— start of PROVIDED MATERIAL —
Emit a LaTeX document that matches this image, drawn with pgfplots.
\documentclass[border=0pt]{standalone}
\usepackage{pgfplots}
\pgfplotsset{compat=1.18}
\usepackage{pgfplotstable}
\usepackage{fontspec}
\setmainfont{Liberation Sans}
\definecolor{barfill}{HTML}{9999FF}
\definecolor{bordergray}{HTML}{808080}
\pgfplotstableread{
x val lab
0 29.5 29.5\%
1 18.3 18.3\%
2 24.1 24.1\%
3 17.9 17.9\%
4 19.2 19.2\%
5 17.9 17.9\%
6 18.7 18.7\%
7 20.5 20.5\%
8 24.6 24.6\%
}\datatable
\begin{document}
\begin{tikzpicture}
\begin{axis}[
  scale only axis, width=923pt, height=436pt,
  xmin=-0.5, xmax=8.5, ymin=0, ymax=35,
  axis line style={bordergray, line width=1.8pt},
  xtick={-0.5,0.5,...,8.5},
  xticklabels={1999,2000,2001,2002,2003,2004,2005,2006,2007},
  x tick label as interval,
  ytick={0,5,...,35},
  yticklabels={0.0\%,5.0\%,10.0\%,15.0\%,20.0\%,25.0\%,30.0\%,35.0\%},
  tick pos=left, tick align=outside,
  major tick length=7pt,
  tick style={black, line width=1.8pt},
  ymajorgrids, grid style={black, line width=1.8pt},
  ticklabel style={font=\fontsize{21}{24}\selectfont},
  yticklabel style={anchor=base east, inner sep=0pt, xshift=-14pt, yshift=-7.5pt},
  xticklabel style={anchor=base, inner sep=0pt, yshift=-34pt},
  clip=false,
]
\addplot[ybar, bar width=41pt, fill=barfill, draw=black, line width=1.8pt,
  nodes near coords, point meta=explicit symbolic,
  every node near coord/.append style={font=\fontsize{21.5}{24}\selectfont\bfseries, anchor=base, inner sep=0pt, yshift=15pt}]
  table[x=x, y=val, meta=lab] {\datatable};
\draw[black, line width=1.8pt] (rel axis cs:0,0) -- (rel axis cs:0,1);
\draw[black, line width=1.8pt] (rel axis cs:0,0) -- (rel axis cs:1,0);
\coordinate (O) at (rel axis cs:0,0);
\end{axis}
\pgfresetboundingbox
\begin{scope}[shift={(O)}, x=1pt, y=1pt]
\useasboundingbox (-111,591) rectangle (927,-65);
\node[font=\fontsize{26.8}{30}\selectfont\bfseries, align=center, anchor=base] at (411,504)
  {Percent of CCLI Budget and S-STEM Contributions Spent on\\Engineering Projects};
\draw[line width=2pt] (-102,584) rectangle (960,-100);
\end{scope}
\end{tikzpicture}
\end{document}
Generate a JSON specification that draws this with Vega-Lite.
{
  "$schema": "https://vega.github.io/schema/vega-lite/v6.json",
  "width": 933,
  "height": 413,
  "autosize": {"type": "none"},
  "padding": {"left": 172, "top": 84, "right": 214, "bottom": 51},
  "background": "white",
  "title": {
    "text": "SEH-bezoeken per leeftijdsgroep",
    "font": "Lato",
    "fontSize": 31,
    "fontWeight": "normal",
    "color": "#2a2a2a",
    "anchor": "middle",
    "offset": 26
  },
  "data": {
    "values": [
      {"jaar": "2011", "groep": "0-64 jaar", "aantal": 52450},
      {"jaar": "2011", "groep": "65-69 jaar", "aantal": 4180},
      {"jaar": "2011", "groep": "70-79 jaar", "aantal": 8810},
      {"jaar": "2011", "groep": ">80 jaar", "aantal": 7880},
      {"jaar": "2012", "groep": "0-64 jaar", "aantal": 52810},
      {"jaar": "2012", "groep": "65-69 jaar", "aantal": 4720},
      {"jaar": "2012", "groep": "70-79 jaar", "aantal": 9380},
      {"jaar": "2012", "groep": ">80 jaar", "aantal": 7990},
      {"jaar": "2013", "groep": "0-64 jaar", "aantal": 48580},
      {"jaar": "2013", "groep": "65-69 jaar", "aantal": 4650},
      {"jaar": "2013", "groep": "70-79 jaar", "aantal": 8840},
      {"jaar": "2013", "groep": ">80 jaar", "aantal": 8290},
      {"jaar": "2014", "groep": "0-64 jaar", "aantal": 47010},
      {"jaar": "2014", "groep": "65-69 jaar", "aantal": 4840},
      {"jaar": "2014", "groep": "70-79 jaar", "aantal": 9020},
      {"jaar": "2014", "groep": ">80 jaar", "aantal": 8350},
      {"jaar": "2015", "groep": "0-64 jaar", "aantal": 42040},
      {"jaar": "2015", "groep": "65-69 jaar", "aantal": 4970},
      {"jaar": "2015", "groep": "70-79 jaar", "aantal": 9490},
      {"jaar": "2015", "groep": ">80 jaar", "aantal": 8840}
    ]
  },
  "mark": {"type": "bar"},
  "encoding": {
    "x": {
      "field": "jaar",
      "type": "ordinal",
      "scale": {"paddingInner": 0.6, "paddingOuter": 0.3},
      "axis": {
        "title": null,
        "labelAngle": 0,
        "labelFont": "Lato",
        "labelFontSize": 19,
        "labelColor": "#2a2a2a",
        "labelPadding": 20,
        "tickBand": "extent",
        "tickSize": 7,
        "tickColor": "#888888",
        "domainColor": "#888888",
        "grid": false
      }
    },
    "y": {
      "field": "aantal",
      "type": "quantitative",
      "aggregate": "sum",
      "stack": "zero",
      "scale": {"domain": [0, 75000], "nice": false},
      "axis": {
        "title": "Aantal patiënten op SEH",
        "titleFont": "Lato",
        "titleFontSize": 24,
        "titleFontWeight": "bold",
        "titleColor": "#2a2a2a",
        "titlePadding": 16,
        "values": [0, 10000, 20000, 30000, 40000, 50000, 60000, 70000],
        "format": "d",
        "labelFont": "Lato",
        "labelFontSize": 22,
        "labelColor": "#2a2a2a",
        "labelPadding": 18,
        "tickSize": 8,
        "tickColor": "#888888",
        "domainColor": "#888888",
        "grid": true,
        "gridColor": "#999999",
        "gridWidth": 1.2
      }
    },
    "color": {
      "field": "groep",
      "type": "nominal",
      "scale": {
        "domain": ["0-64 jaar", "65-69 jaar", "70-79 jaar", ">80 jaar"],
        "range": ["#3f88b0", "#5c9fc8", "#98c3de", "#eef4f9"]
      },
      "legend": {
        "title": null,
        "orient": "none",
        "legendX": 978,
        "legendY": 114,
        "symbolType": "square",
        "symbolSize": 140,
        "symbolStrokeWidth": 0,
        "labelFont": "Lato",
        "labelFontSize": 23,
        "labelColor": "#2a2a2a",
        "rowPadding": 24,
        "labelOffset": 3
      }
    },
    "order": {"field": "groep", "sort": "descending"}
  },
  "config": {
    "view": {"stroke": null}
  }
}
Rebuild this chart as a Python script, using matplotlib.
— end of PROVIDED MATERIAL —
= EXERCISE =
Print the entries exactly. Include every one.

= SOLUTION BELOW =
Emit a LaTeX document that matches this image, drawn with pgfplots.
\documentclass[border=0pt]{standalone}
\usepackage{pgfplots}
\pgfplotsset{compat=1.18}
\usepackage{pgfplotstable}
\usepackage{fontspec}
\setmainfont{Liberation Sans}
\definecolor{barfill}{HTML}{9999FF}
\definecolor{bordergray}{HTML}{808080}
\pgfplotstableread{
x val lab
0 29.5 29.5\%
1 18.3 18.3\%
2 24.1 24.1\%
3 17.9 17.9\%
4 19.2 19.2\%
5 17.9 17.9\%
6 18.7 18.7\%
7 20.5 20.5\%
8 24.6 24.6\%
}\datatable
\begin{document}
\begin{tikzpicture}
\begin{axis}[
  scale only axis, width=923pt, height=436pt,
  xmin=-0.5, xmax=8.5, ymin=0, ymax=35,
  axis line style={bordergray, line width=1.8pt},
  xtick={-0.5,0.5,...,8.5},
  xticklabels={1999,2000,2001,2002,2003,2004,2005,2006,2007},
  x tick label as interval,
  ytick={0,5,...,35},
  yticklabels={0.0\%,5.0\%,10.0\%,15.0\%,20.0\%,25.0\%,30.0\%,35.0\%},
  tick pos=left, tick align=outside,
  major tick length=7pt,
  tick style={black, line width=1.8pt},
  ymajorgrids, grid style={black, line width=1.8pt},
  ticklabel style={font=\fontsize{21}{24}\selectfont},
  yticklabel style={anchor=base east, inner sep=0pt, xshift=-14pt, yshift=-7.5pt},
  xticklabel style={anchor=base, inner sep=0pt, yshift=-34pt},
  clip=false,
]
\addplot[ybar, bar width=41pt, fill=barfill, draw=black, line width=1.8pt,
  nodes near coords, point meta=explicit symbolic,
  every node near coord/.append style={font=\fontsize{21.5}{24}\selectfont\bfseries, anchor=base, inner sep=0pt, yshift=15pt}]
  table[x=x, y=val, meta=lab] {\datatable};
\draw[black, line width=1.8pt] (rel axis cs:0,0) -- (rel axis cs:0,1);
\draw[black, line width=1.8pt] (rel axis cs:0,0) -- (rel axis cs:1,0);
\coordinate (O) at (rel axis cs:0,0);
\end{axis}
\pgfresetboundingbox
\begin{scope}[shift={(O)}, x=1pt, y=1pt]
\useasboundingbox (-111,591) rectangle (927,-65);
\node[font=\fontsize{26.8}{30}\selectfont\bfseries, align=center, anchor=base] at (411,504)
  {Percent of CCLI Budget and S-STEM Contributions Spent on\\Engineering Projects};
\draw[line width=2pt] (-102,584) rectangle (960,-100);
\end{scope}
\end{tikzpicture}
\end{document}
Generate a JSON specification that draws this with Vega-Lite.
{
  "$schema": "https://vega.github.io/schema/vega-lite/v6.json",
  "width": 933,
  "height": 413,
  "autosize": {"type": "none"},
  "padding": {"left": 172, "top": 84, "right": 214, "bottom": 51},
  "background": "white",
  "title": {
    "text": "SEH-bezoeken per leeftijdsgroep",
    "font": "Lato",
    "fontSize": 31,
    "fontWeight": "normal",
    "color": "#2a2a2a",
    "anchor": "middle",
    "offset": 26
  },
  "data": {
    "values": [
      {"jaar": "2011", "groep": "0-64 jaar", "aantal": 52450},
      {"jaar": "2011", "groep": "65-69 jaar", "aantal": 4180},
      {"jaar": "2011", "groep": "70-79 jaar", "aantal": 8810},
      {"jaar": "2011", "groep": ">80 jaar", "aantal": 7880},
      {"jaar": "2012", "groep": "0-64 jaar", "aantal": 52810},
      {"jaar": "2012", "groep": "65-69 jaar", "aantal": 4720},
      {"jaar": "2012", "groep": "70-79 jaar", "aantal": 9380},
      {"jaar": "2012", "groep": ">80 jaar", "aantal": 7990},
      {"jaar": "2013", "groep": "0-64 jaar", "aantal": 48580},
      {"jaar": "2013", "groep": "65-69 jaar", "aantal": 4650},
      {"jaar": "2013", "groep": "70-79 jaar", "aantal": 8840},
      {"jaar": "2013", "groep": ">80 jaar", "aantal": 8290},
      {"jaar": "2014", "groep": "0-64 jaar", "aantal": 47010},
      {"jaar": "2014", "groep": "65-69 jaar", "aantal": 4840},
      {"jaar": "2014", "groep": "70-79 jaar", "aantal": 9020},
      {"jaar": "2014", "groep": ">80 jaar", "aantal": 8350},
      {"jaar": "2015", "groep": "0-64 jaar", "aantal": 42040},
      {"jaar": "2015", "groep": "65-69 jaar", "aantal": 4970},
      {"jaar": "2015", "groep": "70-79 jaar", "aantal": 9490},
      {"jaar": "2015", "groep": ">80 jaar", "aantal": 8840}
    ]
  },
  "mark": {"type": "bar"},
  "encoding": {
    "x": {
      "field": "jaar",
      "type": "ordinal",
      "scale": {"paddingInner": 0.6, "paddingOuter": 0.3},
      "axis": {
        "title": null,
        "labelAngle": 0,
        "labelFont": "Lato",
        "labelFontSize": 19,
        "labelColor": "#2a2a2a",
        "labelPadding": 20,
        "tickBand": "extent",
        "tickSize": 7,
        "tickColor": "#888888",
        "domainColor": "#888888",
        "grid": false
      }
    },
    "y": {
      "field": "aantal",
      "type": "quantitative",
      "aggregate": "sum",
      "stack": "zero",
      "scale": {"domain": [0, 75000], "nice": false},
      "axis": {
        "title": "Aantal patiënten op SEH",
        "titleFont": "Lato",
        "titleFontSize": 24,
        "titleFontWeight": "bold",
        "titleColor": "#2a2a2a",
        "titlePadding": 16,
        "values": [0, 10000, 20000, 30000, 40000, 50000, 60000, 70000],
        "format": "d",
        "labelFont": "Lato",
        "labelFontSize": 22,
        "labelColor": "#2a2a2a",
        "labelPadding": 18,
        "tickSize": 8,
        "tickColor": "#888888",
        "domainColor": "#888888",
        "grid": true,
        "gridColor": "#999999",
        "gridWidth": 1.2
      }
    },
    "color": {
      "field": "groep",
      "type": "nominal",
      "scale": {
        "domain": ["0-64 jaar", "65-69 jaar", "70-79 jaar", ">80 jaar"],
        "range": ["#3f88b0", "#5c9fc8", "#98c3de", "#eef4f9"]
      },
      "legend": {
        "title": null,
        "orient": "none",
        "legendX": 978,
        "legendY": 114,
        "symbolType": "square",
        "symbolSize": 140,
        "symbolStrokeWidth": 0,
        "labelFont": "Lato",
        "labelFontSize": 23,
        "labelColor": "#2a2a2a",
        "rowPadding": 24,
        "labelOffset": 3
      }
    },
    "order": {"field": "groep", "sort": "descending"}
  },
  "config": {
    "view": {"stroke": null}
  }
}
Rebuild this chart as a Python script, using matplotlib.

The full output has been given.